Os documentos constantes de "Entre a raiz e a utopia" correspondem a pelo menos 12 anos de uma relação de "profunda cumplicidade e de luta pelos ideais universais, vivida entre poeta e pensador, na senda do cooperativismo e da paz", diz a especialista.
Natália Correia e António Sérgio conheceram-se em 1946 -- a jovem poeta com 23 anos e o pedagogo com 63 -- e aderiram ao Movimento de Unidade Democrática (MUD).
No mesmo ano, António Sérgio foi admitido na Cooperativa Fraternidade Operária, e Natália Correia ingressou, no ano seguinte, passando a fazer parte de um grupo de intelectuais, entre os quais se contavam António Pedro, Adolfo Casais Monteiro e Ramada Curto, assim como "outros vultos maiores das letras que se opunham à ditadura de Salazar", segundo as palavras da própria Natália Correia.
Mas a grande cumplicidade que aluna e mestre criaram e desenvolveram nos anos de ditadura em Portugal ganhou força em 1948, na sequência da proclamação, pela Assembleia Geral da ONU, da Declaração Universal dos Direitos Humanos.
Além disso, partilhavam vivências e ideais: foram duramente perseguidos, almejavam a liberdade e sentiam-se atraídos pelo cooperativismo.
Ambos lutaram pela candidatura de Norton de Matos à Presidência da República e, dez anos mais tarde, participaram na candidatura de Humberto Delgado, cuja derrota foi "fatal para o ânimo de António Sérgio, que esmoreceu gradualmente a partir desta deceção", descreve a poeta.
Outro episódio de relevo contido neste volume é a primeira visita de Natália Correia aos Estados Unidos da América, em 1950, cujos motivos são explicados num dos documentos inéditos agora publicados.
Com apenas 26 anos, a poeta partiu "levando uma missão" de que o mestre a incumbira: pôr-se em contacto com Norman Thomas, líder do Partido Socialista norte-americano, com quem António Sérgio mantinha relações, para tentar que este despertasse o interesse da opinião pública norte-americana para a causa da resistência ao fascismo.
A escritora contou como encontrou um "desiludido", que lhe deu uma resposta "desanimadora": "Diga ao nosso Sérgio que aqui o socialismo é pregado no deserto. Para mim, acabou-se.
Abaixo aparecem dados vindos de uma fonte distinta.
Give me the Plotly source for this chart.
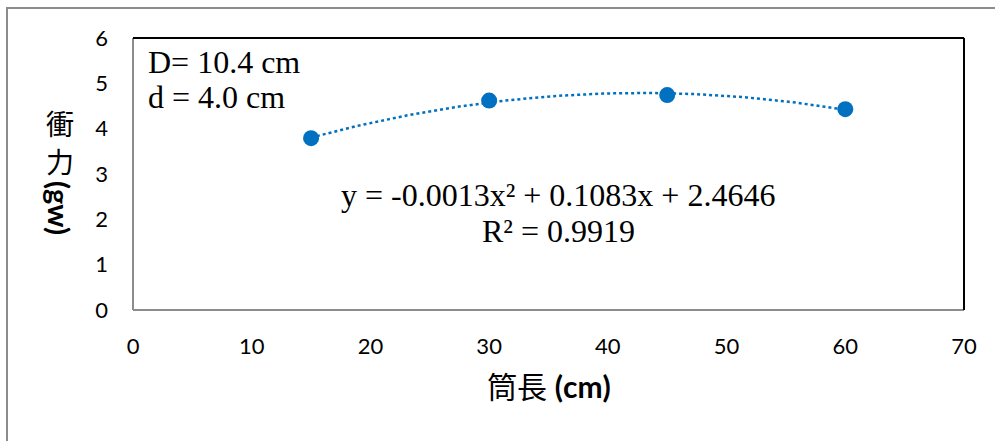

Não posso dar-lhe qualquer espécie de colaboração".
Natália Correia descreve também a forma como António Sérgio mantinha uma relação fraterna com muitos jovens que o rodeavam, porque "tinha o condão de se fazer amar".
"Tão elegante, tão atentamente estético era António Sérgio em casar os seus contrários num corpo de ideias inteligentemente organizado, que nós, jovens seduzidos pelo fulgor multidisciplinar do seu discurso, nele víamos a panaceia para todas as injustiças que nos revoltavam", foi como Natália Correia definiu o ensaísta e pensador, que escolheu para mestre.
O Centro Cultural de Belém dedica hoje um programa a Natália Correia, que se estende das 15:00 às 19:00, em que será abordada "a intervenção cívica e cultural" da escritora, e o seu "pensamento inovador". Será também recordado o processo que lhe foi movido pela publicação da "Antologia da poesia erótica e satírica", nos anos da ditadura.
Natália Correia nasceu nos Açores, em 13 de setembro de 1923. Morreu em Lisboa, há 25 anos, em 16 de março de 1993.